La demande reconventionnelle en déchéance de la marque BLOKACCES est rejetée, l’usage sérieux pour les produits et services pour lesquels elle n’a pas été annulée étant démontré.

En revanche, la demande en nullité de la marque Block’axèss, doit être déclarée bien fondée, en raison du caractère descriptif de ce signe au regard des « constructions transportables métalliques » visées à l’enregistrement, comme il a été vu plus haut.

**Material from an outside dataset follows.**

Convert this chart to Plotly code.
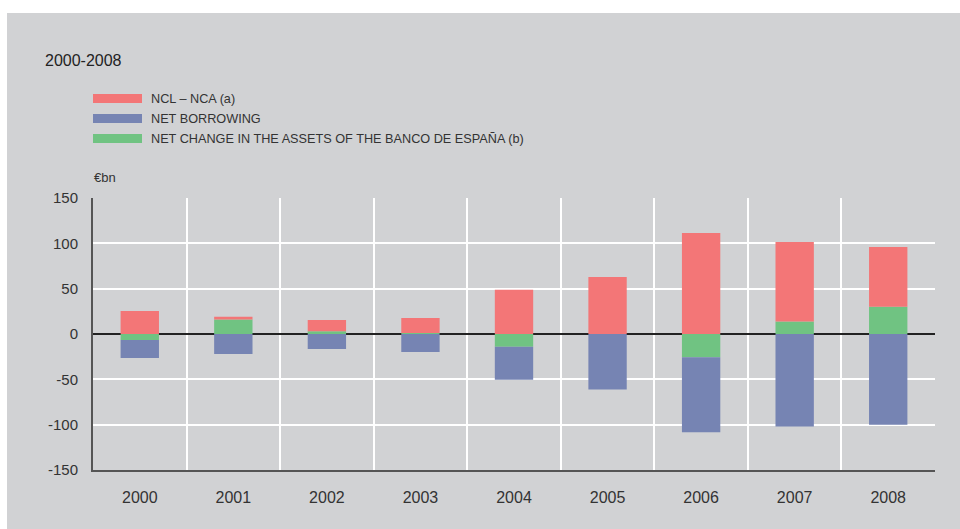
import plotly.graph_objects as go

years = ["2000", "2001", "2002", "2003", "2004", "2005", "2006", "2007", "2008"]
ncl_nca = [25.5, 3.0, 12.5, 16.6, 48.7, 63.0, 111.3, 87.5, 66.0]
net_borrowing = [-20.0, -22.0, -16.5, -19.8, -36.5, -61.2, -82.8, -101.9, -100.0]
bde_assets = [-6.5, 16.1, 2.9, 1.0, -14.0, 0.0, -25.7, 13.9, 30.0]
series_names = ["NCL – NCA (a)", "NET BORROWING",
                "NET CHANGE IN THE ASSETS OF THE BANCO DE ESPAÑA (b)"]
y_ticks = [-150, -100, -50, 0, 50, 100, 150]
y_tick_text = ["-150", "-100", "-50", "0", "50", "100", "150"]

RED = "#f37677"
BLUE = "#7684b3"
GREEN = "#70c382"
BG = "#d1d2d4"
FONT = "Liberation Sans, Arial, sans-serif"

# plot area in pixels
L, R, T, B = 93, 935, 198, 470
W, H = R - L, B - T


def px_x(p):
    return (p - L) / W


def px_y(p):
    return (B - p) / H


fig = go.Figure()
# green first so that it stacks nearest zero
fig.add_trace(go.Bar(x=years, y=bde_assets, name=series_names[2],
                     marker=dict(color=GREEN, line=dict(width=0)), showlegend=False))
fig.add_trace(go.Bar(x=years, y=ncl_nca, name=series_names[0],
                     marker=dict(color=RED, line=dict(width=0)), showlegend=False))
fig.add_trace(go.Bar(x=years, y=net_borrowing, name=series_names[1],
                     marker=dict(color=BLUE, line=dict(width=0)), showlegend=False))

shapes = [
    dict(type="rect", xref="paper", yref="paper", x0=px_x(7), x1=px_x(960),
         y0=px_y(13), y1=px_y(529), fillcolor=BG, line=dict(width=0), layer="below"),
]
annotations = [
    dict(text="2000-2008", xref="paper", yref="paper", x=px_x(43), y=px_y(60),
         xanchor="left", yanchor="middle", showarrow=False,
         font=dict(family=FONT, size=16, color="#222")),
    dict(text="€bn", xref="paper", yref="paper", x=px_x(92), y=px_y(177),
         xanchor="left", yanchor="middle", showarrow=False,
         font=dict(family=FONT, size=13, color="#333")),
]
legend_colors = [RED, BLUE, GREEN]
legend_rows = [98.5, 118.5, 138.5]
for name, col, yy in zip(series_names, legend_colors, legend_rows):
    shapes.append(dict(type="rect", xref="paper", yref="paper",
                       x0=px_x(93), x1=px_x(142), y0=px_y(yy - 4.5), y1=px_y(yy + 4.5),
                       fillcolor=col, line=dict(width=0)))
    annotations.append(dict(text=name, xref="paper", yref="paper", x=px_x(149), y=px_y(yy),
                            xanchor="left", yanchor="middle", showarrow=False,
                            font=dict(family=FONT, size=12.7, color="#333")))

fig.update_layout(
    width=960, height=529,
    margin=dict(l=L, r=960 - R, t=T, b=529 - B, pad=0),
    paper_bgcolor="white", plot_bgcolor=BG,
    barmode="relative", bargap=0.59,
    showlegend=False,
    shapes=shapes, annotations=annotations,
    font=dict(family=FONT, size=14, color="#333"),
    xaxis=dict(type="category", tickson="boundaries", showgrid=True,
               gridcolor="white", gridwidth=2, ticks="", showline=True,
               linecolor="#555", linewidth=2, ticklabelstandoff=12,
               tickfont=dict(family=FONT, size=16, color="#333"), fixedrange=True),
    yaxis=dict(range=[-150, 150], tickvals=y_ticks, ticktext=y_tick_text, showgrid=True,
               gridcolor="white", gridwidth=2, zeroline=True, zerolinecolor="#222",
               zerolinewidth=1.5, showline=True, linecolor="#555", linewidth=2,
               ticks="", ticklabelstandoff=10,
               tickfont=dict(family=FONT, size=15, color="#333"), fixedrange=True),
)

fig.write_html("out.html")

Tribunal judiciaire de Lyon, 10ech. cab 10 J, 3 septembre 2024, 19/06775 (M20240187)
IP Sécurité.com SASU et M. [R] [S] c. Klözmann SASU et M. [G] [P]

 

[1] Voir également, dans le présent PIBD, une décision du tribunal judiciaire de Paris ayant jugé recevable la demande reconventionnelle en déchéance de la marque française MAUFOUX, uniquement pour les produits et services invoqués au soutien de l’action principale en contrefaçon, les autres produits et services visés à l’enregistrement ne relevant pas de l’activité de la société demanderesse (TJ Paris, 3e ch., 1re sect., 11 juill. 2024, Maison des Grands Crus SAS c. Le Soufflot SARL et al., 22/01053 ; M20240173). Le tribunal a énoncé, comme dans la présente affaire, qu’« il résulte de la combinaison des articles L.714-5 du code de la propriété intellectuelle et 70 du code de procédure civile que la partie poursuivie en contrefaçon a intérêt à se défendre en formant une demande reconventionnelle en déchéance pour les produits ou services invoqués et pour ceux relevant du même secteur d'activité » Ce principe provient d’un arrêt rendu antérieurement par la Cour de cassation (Cass. com., 26 janv. 2022, Entreprendre SA c. Société du Figaro SAS, 20-12.508 (M20220029 ; PIBD 2022, 1178, III-3). La demande reconventionnelle en déchéance de la marque de l’UE MAUFOUX a, en revanche, été jugée recevable pour l’intégralité des produits et services visés à l’enregistrement.